Одиночество в Пути: абреки 3
Романтизация образа абреков в традиционном сознании горцев Кавказа – еще одно измерение темы абреков. Художественная литература, произведения кавказских авторов – Керашева, Базоркина, Амирэджиби, Кешокова и др. – отражает представления, которые существовали в местной среде.
Хеджрет. Рисунок второй половины XIX века. Из "Тетрадей Ибрагима Наврузова", 20-е гг. ХХ века. Ибрагим Наврузов - основатель и первый директор Адыгейского областного музея. Из фондов Национального музея Республики Адыгея. Публикуется впервые.
Примечание. хаджиретами называли также бывших или действующих абреков.
Интересно, что в народной памяти почти не зафиксированы те сюжеты, где абреки вели бы себя не в соответствии с идеальным образом. Хотя известны и такие случаи, когда именно та община, из которой ушел абрек, становилась объектом его нападений – сожженные аулы, угнанные юноши и девушки, разоренные хозяйства были тоже на счету абреков. Юрий Ботяков в этой связи пишет, что осетинский абрек Соста «волком стал для своих и для чужих. Начал он выслеживать лучших мужей своего рода…».
Представления, в которых абреки воспринимались как идеальные герои, заступники, покровители слабых, люди с обостренным чувством справедливости, были гораздо более устойчивы и распространены. Абрек Абдул-Керим, описанный в повести Чинского «Зелимхан», грабил только чужих и не трогал своих односельчан. Он посадил на семь суток в коровник старшину-взяточника и обещал, что расправится с ним строже, если тот не перестанет обирать односельчан. Об абреке Махмуде Кушхове, проживавшем в начале ХХ века в одном из аулов Адыгеи, до сих пор говорят как о справедливом человеке, который грабил богатых и раздавал добро бедным.

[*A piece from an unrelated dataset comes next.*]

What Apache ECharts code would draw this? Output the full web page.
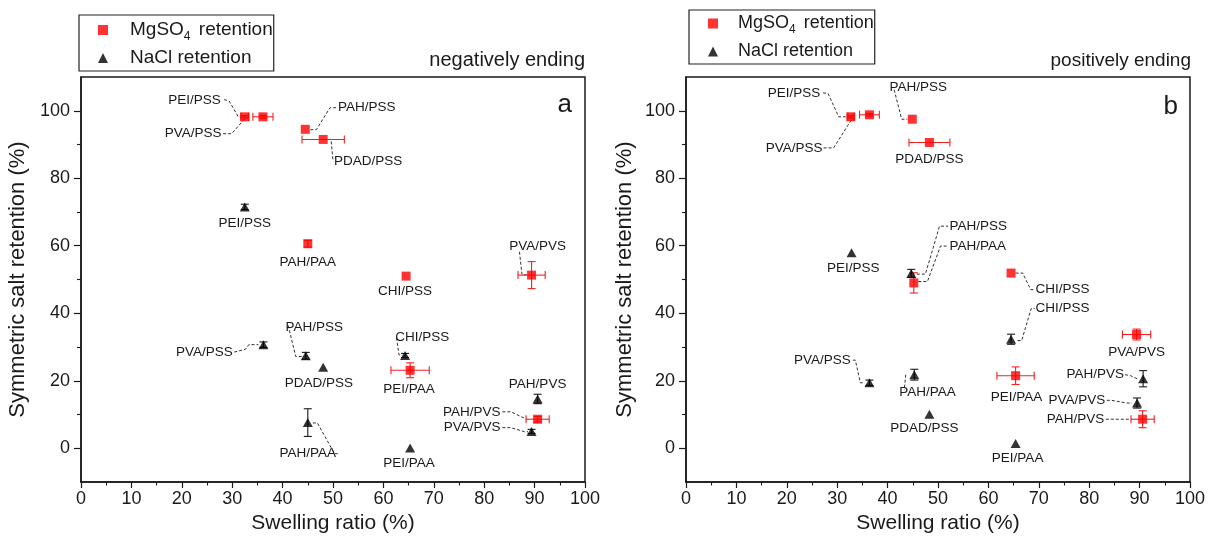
<!DOCTYPE html>
<html>
<head>
<meta charset="utf-8">
<title>Symmetric salt retention vs swelling ratio</title>
<script src="https://cdn.jsdelivr.net/npm/echarts@6/dist/echarts.min.js"></script>
<style>
  html, body { margin: 0; padding: 0; background: #fff; }
  #chart { width: 1208px; height: 548px; }
</style>
</head>
<body>
<div id="chart"></div>
<script>
// ---- data -------------------------------------------------------------
// each row: [swelling ratio %, retention %, swelling error, retention error, pair]
const aMgSO4 = [
  [32.5, 98.2, 0.8, 0.4, 'PEI/PSS'],
  [36.1, 98.2, 2.0, 0.4, 'PVA/PSS'],
  [44.5, 94.5, 0, 0, 'PAH/PSS'],
  [48.05, 91.5, 4.2, 0, 'PDAD/PSS'],
  [45.0, 60.6, 0, 1.0, 'PAH/PAA'],
  [64.5, 51.0, 0, 0, 'CHI/PSS'],
  [89.4, 51.3, 2.7, 4.0, 'PVA/PVS'],
  [65.3, 23.1, 3.8, 2.2, 'PEI/PAA'],
  [90.6, 8.6, 2.3, 0.8, 'PAH/PVS']
];
const aNaCl = [
  [32.5, 71.5, 0, 0.8, 'PEI/PSS'],
  [36.2, 30.7, 0, 0.8, 'PVA/PSS'],
  [44.6, 27.4, 0, 1.0, 'PAH/PSS'],
  [48.05, 24.0, 0, 0, 'PDAD/PSS'],
  [45.0, 7.6, 0, 4.1, 'PAH/PAA'],
  [64.3, 27.5, 0, 0.6, 'CHI/PSS'],
  [65.3, 0.1, 0, 0, 'PEI/PAA'],
  [90.6, 14.6, 0, 1.4, 'PAH/PVS'],
  [89.4, 5.0, 0, 0.6, 'PVA/PVS']
];
const bMgSO4 = [
  [32.7, 98.2, 0.6, 0.4, 'PEI/PSS'],
  [36.4, 98.8, 1.96, 0.4, 'PVA/PSS'],
  [44.9, 97.5, 0, 0, 'PAH/PSS'],
  [48.3, 90.6, 4.06, 0, 'PDAD/PSS'],
  [45.2, 49.0, 0, 3.0, 'PAH/PAA'],
  [64.5, 51.9, 0, 0, 'CHI/PSS'],
  [89.4, 33.7, 2.8, 1.6, 'PVA/PVS'],
  [65.4, 21.5, 3.7, 2.6, 'PEI/PAA'],
  [90.6, 8.6, 2.3, 2.5, 'PAH/PVS']
];
const bNaCl = [
  [32.85, 57.9, 0, 0, 'PEI/PSS'],
  [44.7, 51.8, 0, 1.2, 'PAH/PSS'],
  [36.4, 19.4, 0, 0.8, 'PVA/PSS'],
  [45.3, 21.8, 0, 1.6, 'PAH/PAA'],
  [48.3, 10.1, 0, 0, 'PDAD/PSS'],
  [64.5, 32.3, 0, 1.5, 'CHI/PSS'],
  [65.4, 1.4, 0, 0, 'PEI/PAA'],
  [90.7, 20.6, 0, 2.4, 'PAH/PVS'],
  [89.5, 13.4, 0, 1.5, 'PVA/PVS']
];

// axis ticks
const yMajorTicks = [0, 20, 40, 60, 80, 100];
const yMinorTicks = [10, 30, 50, 70, 90];

// ---- annotation layout (axis units) -------------------------------------
// pair labels: [x, y, text, alignment]
const aNotes = [
  [27.75, 103.1, 'PEI/PSS', 'right'],
  [27.9, 93.2, 'PVA/PSS', 'right'],
  [51.0, 100.9, 'PAH/PSS', 'left'],
  [50.2, 85.1, 'PDAD/PSS', 'left'],
  [32.5, 66.6, 'PEI/PSS', 'center'],
  [45.0, 55.2, 'PAH/PAA', 'center'],
  [64.3, 46.6, 'CHI/PSS', 'center'],
  [90.6, 59.9, 'PVA/PVS', 'center'],
  [46.3, 35.9, 'PAH/PSS', 'center'],
  [30.1, 28.5, 'PVA/PSS', 'right'],
  [47.2, 19.2, 'PDAD/PSS', 'center'],
  [67.7, 32.8, 'CHI/PSS', 'center'],
  [65.1, 17.5, 'PEI/PAA', 'center'],
  [45.0, -1.4, 'PAH/PAA', 'center'],
  [65.1, -4.4, 'PEI/PAA', 'center'],
  [90.6, 18.9, 'PAH/PVS', 'center'],
  [83.25, 10.8, 'PAH/PVS', 'right'],
  [83.25, 6.1, 'PVA/PVS', 'right']
];
const bNotes = [
  [26.65, 105.3, 'PEI/PSS', 'right'],
  [27.1, 89.0, 'PVA/PSS', 'right'],
  [46.1, 106.9, 'PAH/PSS', 'center'],
  [48.3, 85.6, 'PDAD/PSS', 'center'],
  [33.2, 53.4, 'PEI/PSS', 'center'],
  [52.3, 65.8, 'PAH/PSS', 'left'],
  [52.3, 59.9, 'PAH/PAA', 'left'],
  [69.35, 47.0, 'CHI/PSS', 'left'],
  [69.35, 41.4, 'CHI/PSS', 'left'],
  [89.4, 28.5, 'PVA/PVS', 'center'],
  [32.7, 26.1, 'PVA/PSS', 'right'],
  [47.9, 16.7, 'PAH/PAA', 'center'],
  [47.3, 5.8, 'PDAD/PSS', 'center'],
  [65.6, 15.2, 'PEI/PAA', 'center'],
  [65.8, -3.1, 'PEI/PAA', 'center'],
  [86.9, 21.8, 'PAH/PVS', 'right'],
  [83.2, 14.2, 'PVA/PVS', 'right'],
  [83.0, 8.6, 'PAH/PVS', 'right']
];
// dashed leader lines joining labels to their points
const aLeaders = [
  [[28.4, 103.3], [29.4, 102.9], [31.2, 98.2], [32.0, 98.2]],
  [[28.2, 93.2], [29.9, 93.2], [32.7, 98.0]],
  [[45.5, 94.4], [46.7, 94.4], [49.4, 100.9], [50.6, 100.9]],
  [[49.0, 91.5], [49.6, 91.5], [50.0, 85.3]],
  [[87.0, 58.2], [87.5, 51.4], [88.4, 51.4]],
  [[41.1, 36.4], [42.6, 27.2], [43.9, 27.2]],
  [[30.4, 28.5], [32.6, 29.3], [33.3, 30.7], [35.2, 30.7]],
  [[62.6, 32.7], [63.1, 27.6], [63.8, 27.6]],
  [[46.0, 7.5], [46.9, 7.5], [50.3, -1.6], [51.0, -1.6]],
  [[83.6, 10.8], [85.3, 10.8], [88.4, 8.6]],
  [[83.6, 6.1], [85.3, 6.1], [88.0, 4.9], [88.7, 4.9]]
];
const bLeaders = [
  [[27.2, 105.3], [28.2, 105.1], [30.3, 98.2], [31.7, 98.2]],
  [[27.3, 89.0], [29.3, 89.0], [33.1, 98.0]],
  [[41.3, 106.2], [42.8, 97.5], [43.9, 97.5]],
  [[45.8, 51.6], [47.5, 51.6], [50.3, 65.8], [52.0, 65.8]],
  [[46.1, 49.4], [47.9, 49.4], [50.5, 59.9], [52.0, 59.9]],
  [[65.4, 51.9], [66.8, 51.9], [68.4, 47.0], [69.1, 47.0]],
  [[65.8, 31.9], [66.6, 31.9], [68.5, 41.4], [69.2, 41.4]],
  [[33.1, 26.1], [33.6, 26.1], [34.6, 19.4], [35.5, 19.4]],
  [[43.6, 21.8], [43.3, 17.2]],
  [[87.1, 21.8], [88.2, 21.5], [89.5, 20.6]],
  [[83.5, 14.2], [84.4, 14.2], [87.5, 13.4], [88.5, 13.4]],
  [[83.3, 8.6], [88.4, 8.6]]
];

// ---- styling -----------------------------------------------------------
const FONT = '"Liberation Sans", Arial, Helvetica, sans-serif';
const INK = '#1a1a1a';
const RED = '#ff0000';
const MG = 'MgSO4 retention';
const NA = 'NaCl retention';

function errorBarRenderer(color) {
  return function (params, api) {
    const x = api.value(0), y = api.value(1);
    const ex = api.value(2), ey = api.value(3);
    const cap = 4;
    const style = { stroke: color, lineWidth: 1.1, fill: null };
    const kids = [];
    const seg = (x1, y1, x2, y2) => kids.push({ type: 'line', shape: { x1, y1, x2, y2 }, style });
    if (ex > 0) {
      const l = api.coord([x - ex, y]), r = api.coord([x + ex, y]);
      seg(l[0], l[1], r[0], r[1]);
      seg(l[0], l[1] - cap, l[0], l[1] + cap);
      seg(r[0], r[1] - cap, r[0], r[1] + cap);
    }
    if (ey > 0) {
      const t = api.coord([x, y + ey]), b = api.coord([x, y - ey]);
      seg(t[0], t[1], b[0], b[1]);
      seg(t[0] - cap, t[1], t[0] + cap, t[1]);
      seg(b[0] - cap, b[1], b[0] + cap, b[1]);
    }
    return { type: 'group', children: kids };
  };
}

function noteRenderer(notes) {
  return function (params, api) {
    const n = notes[params.dataIndex];
    const p = api.coord([n[0], n[1]]);
    return {
      type: 'text',
      x: p[0], y: p[1],
      style: {
        text: n[2], fill: INK, font: '13.5px ' + FONT,
        textAlign: n[3], textVerticalAlign: 'middle'
      }
    };
  };
}

function panelSeries(idx, mg, na, notes, leaders) {
  const axes = { xAxisIndex: idx, yAxisIndex: idx * 2 };
  return [
    {
      type: 'lines', coordinateSystem: 'cartesian2d', ...axes, polyline: true,
      silent: true, symbol: 'none', z: 1,
      lineStyle: { color: INK, width: 0.9, type: [3, 2], opacity: 1 },
      data: leaders.map(c => ({ coords: c }))
    },
    {
      type: 'custom', ...axes, z: 2, silent: true,
      renderItem: errorBarRenderer('#f02020'),
      encode: { x: 0, y: 1 },
      data: mg.map(r => r.slice(0, 4))
    },
    {
      type: 'custom', ...axes, z: 2, silent: true,
      renderItem: errorBarRenderer(INK),
      encode: { x: 0, y: 1 },
      data: na.map(r => r.slice(0, 4))
    },
    {
      name: MG, type: 'scatter', ...axes, z: 3,
      symbol: 'rect', symbolSize: 9,
      itemStyle: { color: RED },
      data: mg.map(r => [r[0], r[1]])
    },
    {
      name: NA, type: 'scatter', ...axes, z: 3,
      symbol: 'triangle', symbolSize: [10, 9],
      itemStyle: { color: '#000' },
      data: na.map(r => [r[0], r[1]])
    },
    {
      type: 'custom', ...axes, z: 4, silent: true,
      renderItem: noteRenderer(notes),
      encode: { x: 0, y: 1 },
      data: notes.map(n => [n[0], n[1]])
    }
  ];
}

function xAxisFor(gridIndex) {
  return {
    type: 'value', gridIndex, min: 0, max: 100, interval: 10,
    name: 'Swelling ratio (%)', nameLocation: 'middle', nameGap: 28,
    nameTextStyle: { fontFamily: FONT, fontSize: 21, color: INK },
    axisLine: { show: true, onZero: false, lineStyle: { color: INK, width: 1.5 } },
    axisTick: { show: true, length: 6, lineStyle: { color: INK, width: 1.2 } },
    minorTick: { show: true, splitNumber: 2, length: 3.5, lineStyle: { color: INK, width: 1.1 } },
    axisLabel: { fontFamily: FONT, fontSize: 18, color: INK, margin: 8 },
    splitLine: { show: false }
  };
}

function yAxesFor(gridIndex, nameGap) {
  return [
    {
      type: 'value', gridIndex, min: -10, max: 110,
      name: 'Symmetric salt retention (%)', nameLocation: 'middle', nameGap,
      nameTextStyle: { fontFamily: FONT, fontSize: 22, color: INK },
      axisLine: { show: true, onZero: false, lineStyle: { color: INK, width: 1.5 } },
      axisTick: { show: true, length: 7, customValues: yMajorTicks, lineStyle: { color: INK, width: 1.2 } },
      axisLabel: { fontFamily: FONT, fontSize: 18, color: INK, margin: 11, customValues: yMajorTicks },
      splitLine: { show: false }
    },
    {
      type: 'value', gridIndex, min: -10, max: 110, position: 'left',
      axisLine: { show: false, onZero: false },
      axisTick: { show: true, length: 4, customValues: yMinorTicks, lineStyle: { color: INK, width: 1.1 } },
      axisLabel: { show: false },
      splitLine: { show: false }
    }
  ];
}

function legendFor(left, top, size, lineH, gap, textPad, padding) {
  return {
    left, top, orient: 'vertical',
    data: [{ name: MG, icon: 'rect' }, { name: NA, icon: 'triangle' }],
    itemWidth: 10, itemHeight: 10, itemGap: gap,
    padding, borderColor: '#222', borderWidth: 1.2,
    selectedMode: false,
    formatter: name => name === MG ? '{n|MgSO}{s|4}{n| retention}' : '{n|' + name + '}',
    textStyle: {
      fontFamily: FONT, fontSize: size, color: INK, lineHeight: lineH,
      padding: [0, 0, 0, textPad],
      rich: {
        n: { fontFamily: FONT, fontSize: size, lineHeight: lineH, color: INK },
        s: { fontFamily: FONT, fontSize: 12, lineHeight: 12, color: INK,
             verticalAlign: 'top', padding: [lineH - 12, 3, 0, 0] }
      }
    }
  };
}

const chart = echarts.init(document.getElementById('chart'), null, { renderer: 'canvas' });
chart.setOption({
  animation: false,
  backgroundColor: '#fff',
  textStyle: { fontFamily: FONT },
  title: [
    { text: 'negatively ending', right: 623, top: 50, padding: 0,
      textStyle: { fontFamily: FONT, fontSize: 20, fontWeight: 'normal', color: INK } },
    { text: 'positively ending', right: 17, top: 51, padding: 0,
      textStyle: { fontFamily: FONT, fontSize: 19, fontWeight: 'normal', color: INK } },
    { text: 'a', right: 636, top: 92, padding: 0,
      textStyle: { fontFamily: FONT, fontSize: 26, fontWeight: 'normal', color: INK } },
    { text: 'b', right: 30, top: 94, padding: 0,
      textStyle: { fontFamily: FONT, fontSize: 26, fontWeight: 'normal', color: INK } }
  ],
  legend: [
    legendFor(79, 15, 19, 26, 2, 17, [2, 1, 0, 19]),
    legendFor(689, 10, 18, 25, 3, 15, [1, 1, 0, 19])
  ],
  grid: [
    { left: 81, right: 623, top: 77, bottom: 66, show: true, borderColor: INK, borderWidth: 1.5, backgroundColor: 'transparent' },
    { left: 686, right: 17, top: 77, bottom: 66, show: true, borderColor: INK, borderWidth: 1.5, backgroundColor: 'transparent' }
  ],
  xAxis: [xAxisFor(0), xAxisFor(1)],
  yAxis: [...yAxesFor(0, 52), ...yAxesFor(1, 50)],
  series: [
    ...panelSeries(0, aMgSO4, aNaCl, aNotes, aLeaders),
    ...panelSeries(1, bMgSO4, bNaCl, bNotes, bLeaders)
  ]
});
</script>
</body>
</html>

В одной из многочисленных историй об абреке Кушхове говорится, что, спасаясь от погони, он вынужден был отобрать лошадей у проезжающего возницы, но при первой же возможности – ведь абрек всегда верен своему слову – вернул ему лошадей. Отношения общины с абреком складывались по строго определенным канонам – в случае необходимости ему предоставляли помощь, крышу над головой и поддержку. Общественное мнение осуждало выдачу абреков имперским властям или его кровникам. В одном из документов 1830 г. по Кабарде есть сведения, что казачий офицер, преследовавший абрека, довел преследование до аула князя Кучмазукова, в котором скрылся всадник. Владелец аула, вопреки ожиданиям офицера, не помог ему в поимке абрека, а приказал всем жителям аула вооружиться, и сам не остался в стороне, готовый дать отпор преследователям своего гостя. Нередко абреку помогали и местные старшины селений, предупреждая о грозящей опасности. Неслучайно имперская власть, борясь с абречеством, оказывала давление прежде всего на общину, создавая условия, при которых выдача абреков оставалась единственным преодолением конфликта.

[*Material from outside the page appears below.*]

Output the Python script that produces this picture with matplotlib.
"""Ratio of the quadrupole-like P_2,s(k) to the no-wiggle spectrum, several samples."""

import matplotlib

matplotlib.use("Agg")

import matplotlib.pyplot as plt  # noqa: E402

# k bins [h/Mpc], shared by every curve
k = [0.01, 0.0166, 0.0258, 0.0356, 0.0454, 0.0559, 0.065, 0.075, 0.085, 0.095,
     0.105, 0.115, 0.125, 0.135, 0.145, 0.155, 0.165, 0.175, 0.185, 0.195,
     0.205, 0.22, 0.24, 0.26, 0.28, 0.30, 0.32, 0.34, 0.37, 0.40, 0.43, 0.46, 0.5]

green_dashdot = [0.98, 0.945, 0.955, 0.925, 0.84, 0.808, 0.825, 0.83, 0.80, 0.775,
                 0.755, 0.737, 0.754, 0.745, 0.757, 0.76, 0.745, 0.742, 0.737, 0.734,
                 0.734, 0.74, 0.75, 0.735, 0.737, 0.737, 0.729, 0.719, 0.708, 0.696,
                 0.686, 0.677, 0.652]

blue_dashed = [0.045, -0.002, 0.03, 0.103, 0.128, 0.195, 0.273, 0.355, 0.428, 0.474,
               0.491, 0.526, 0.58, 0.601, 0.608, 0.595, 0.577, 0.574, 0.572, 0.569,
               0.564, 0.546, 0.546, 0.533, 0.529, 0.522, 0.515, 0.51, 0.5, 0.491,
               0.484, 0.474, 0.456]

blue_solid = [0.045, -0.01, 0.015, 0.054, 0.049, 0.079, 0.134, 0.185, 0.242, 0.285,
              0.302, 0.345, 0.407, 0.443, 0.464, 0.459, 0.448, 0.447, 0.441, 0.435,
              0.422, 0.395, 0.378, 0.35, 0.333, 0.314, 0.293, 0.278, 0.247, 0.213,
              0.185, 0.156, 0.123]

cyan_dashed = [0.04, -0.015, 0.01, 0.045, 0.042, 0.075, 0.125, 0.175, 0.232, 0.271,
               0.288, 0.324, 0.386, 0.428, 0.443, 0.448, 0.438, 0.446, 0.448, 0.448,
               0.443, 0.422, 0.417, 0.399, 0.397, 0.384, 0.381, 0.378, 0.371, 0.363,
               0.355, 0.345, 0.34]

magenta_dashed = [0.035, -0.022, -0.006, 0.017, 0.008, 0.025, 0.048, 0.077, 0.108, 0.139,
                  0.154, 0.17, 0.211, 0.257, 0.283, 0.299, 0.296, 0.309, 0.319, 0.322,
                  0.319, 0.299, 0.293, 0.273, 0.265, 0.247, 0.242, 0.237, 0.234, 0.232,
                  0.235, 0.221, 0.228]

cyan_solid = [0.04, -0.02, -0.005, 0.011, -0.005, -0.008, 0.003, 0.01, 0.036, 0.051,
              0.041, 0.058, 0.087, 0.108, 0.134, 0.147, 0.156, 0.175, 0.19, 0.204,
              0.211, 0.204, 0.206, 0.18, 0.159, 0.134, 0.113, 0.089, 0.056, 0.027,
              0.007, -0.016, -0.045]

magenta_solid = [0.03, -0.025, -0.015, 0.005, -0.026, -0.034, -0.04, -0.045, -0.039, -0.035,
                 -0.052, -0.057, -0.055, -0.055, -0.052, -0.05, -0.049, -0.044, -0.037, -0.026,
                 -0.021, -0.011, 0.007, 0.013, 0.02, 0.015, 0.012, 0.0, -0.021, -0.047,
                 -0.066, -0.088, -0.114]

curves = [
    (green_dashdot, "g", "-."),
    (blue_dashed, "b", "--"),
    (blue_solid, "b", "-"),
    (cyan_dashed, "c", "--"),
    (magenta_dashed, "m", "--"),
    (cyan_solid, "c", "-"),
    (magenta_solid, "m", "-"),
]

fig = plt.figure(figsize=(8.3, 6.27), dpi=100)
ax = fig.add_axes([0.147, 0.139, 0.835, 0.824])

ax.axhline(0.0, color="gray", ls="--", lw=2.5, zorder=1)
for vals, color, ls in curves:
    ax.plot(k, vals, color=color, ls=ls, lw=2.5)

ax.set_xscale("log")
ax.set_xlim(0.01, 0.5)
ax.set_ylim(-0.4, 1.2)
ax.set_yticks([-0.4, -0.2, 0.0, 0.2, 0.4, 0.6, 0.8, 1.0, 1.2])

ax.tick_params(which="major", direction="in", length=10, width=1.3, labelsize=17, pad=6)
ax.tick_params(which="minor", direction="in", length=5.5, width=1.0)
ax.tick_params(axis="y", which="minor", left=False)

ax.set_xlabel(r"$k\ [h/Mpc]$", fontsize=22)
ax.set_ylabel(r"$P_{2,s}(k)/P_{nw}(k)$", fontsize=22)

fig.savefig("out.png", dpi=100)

Абрекам приписывали почти что мистическую силу, бессмертие и чуть ли не эзотерические способности. О черкесском абреке Казбиче говорили, что в жарких сражениях с неприятелем он даже после смерти не раз чудился черкесам на белом коне и в белой одежде. Абреки обладали не просто храбростью, они испытывали судьбу, их не брали ни выпущенные залпом пули, ни кинжал, молва приписывала им заговоренность, чуть ли не способность контактировать с потусторонними силами. Знаменитый Дата Туташхиа уходил от погони сквозь шквал пуль – «солдаты в него палят – только заряжать успевают. И пули все потратили, а попасть не смогли».
Однако закрытость, одиночество абрека, его отстраненность от общины вызывали у соплеменников противоречивые чувства, даже чувство ужаса – в реальной жизни человек не хотел бы встретиться с абреками один на один.

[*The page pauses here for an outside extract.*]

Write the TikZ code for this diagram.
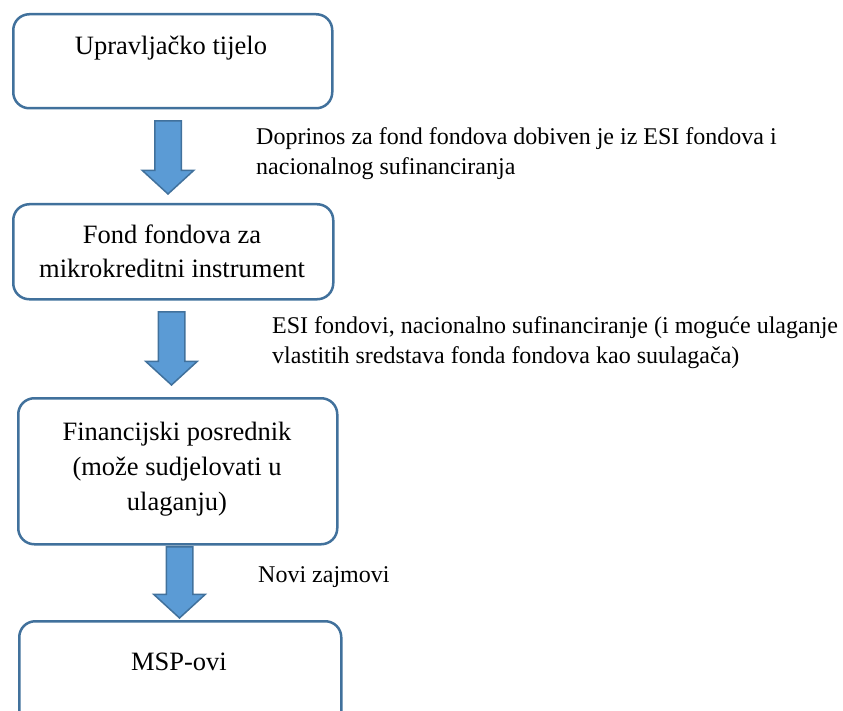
\documentclass[tikz,border=0pt]{standalone}
\usepackage{fontspec}
\setmainfont{Liberation Serif}
\usetikzlibrary{shapes.arrows}
\definecolor{boxline}{HTML}{41719C}
\definecolor{arrowfill}{HTML}{5B9BD5}
\begin{document}
\begin{tikzpicture}[x=1pt,y=-1pt,
  stage/.style={draw=boxline, line width=2.5pt, rounded corners=16pt,
    fill=white, anchor=north west, inner sep=0pt},
  stagetext/.style={font=\fontsize{26.5}{35}\selectfont, align=center,
    anchor=base, inner sep=0pt},
  flow/.style={single arrow, draw=boxline, fill=arrowfill, line width=1.5pt,
    shape border rotate=270, inner sep=12.5pt, minimum width=50pt,
    single arrow head extend=12.5pt, single arrow tip angle=95, anchor=tip},
  note/.style={font=\fontsize{24}{30}\selectfont, align=left,
    anchor=base west, inner sep=0pt}]
\useasboundingbox (0,0) rectangle (843,711);
\clip (0,0) rectangle (843,711);

% boxes of the chain
\node[stage, minimum width=319pt, minimum height=94pt] (gov) at (12,13) {};
\node[stage, minimum width=320pt, minimum height=95pt] (fof) at (12,203) {};
\node[stage, minimum width=319pt, minimum height=146pt] (fi) at (17,397) {};
\node[stage, minimum width=322pt, minimum height=130pt] (sme) at (18,620) {};

% texts inside the boxes (anchored at the baseline of the last line)
\node[stagetext] (govtext) at (171,55) {Upravljačko tijelo};
\node[stagetext] (foftext) at (172,278) {Fond fondova za\\mikrokreditni instrument};
\node[stagetext] (fitext) at (177,510) {Financijski posrednik\\(može sudjelovati u\\ulaganju)};
\node[stagetext] (smetext) at (179,670) {MSP-ovi};

% block arrows between the boxes, placed by their tips
\node[flow, minimum height=73pt] (a1) at (168,195) {};
\node[flow, minimum height=73pt] (a2) at (171.5,386) {};
\node[flow, minimum height=71pt] (a3) at (179.5,619) {};

% arrow notes
\node[note] (n1) at (256,175) {Doprinos za fond fondova dobiven je iz ESI fondova i\\nacionalnog sufinanciranja};
\node[note] (n2) at (272,363) {ESI fondovi, nacionalno sufinanciranje (i moguće ulaganje\\vlastitih sredstava fonda fondova kao suulagača)};
\node[note] (n3) at (258,582) {Novi zajmovi};
\end{tikzpicture}
\end{document}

Сегодня романтизированный образ абреков периодически переносится на людей, преступающих закон, это своего рода компромисс между суровыми реалиями жизни и представлениями, которые присутствуют в народной памяти. В Кошехабльском районе Адыгеи еще лет много лет назад можно было услышать о Ципинове, уроженце этих мест, осужденном за грабежи и рекет, такую историю: один пожилой человек поймал машину, чтобы доехать в больницу к больной жене и по пути разговорился с водителем, рассказывая, что ему не хватает денег на лечение жены, да еще и Ципинов может ограбить. Водитель привез его к больнице, дал большую сумму денег и на прощание сказал: «Ципинов – это я». Ходили даже слухи ( а слухи, как известно, вторая и часто самостоятельно живущая реальность, порожденная нашей жизнью и на нее же влияющая), что адвокат в своем защитном слове назвала Ципинова адыгским Робином Гудом и вообще использовала тему абречества в защите.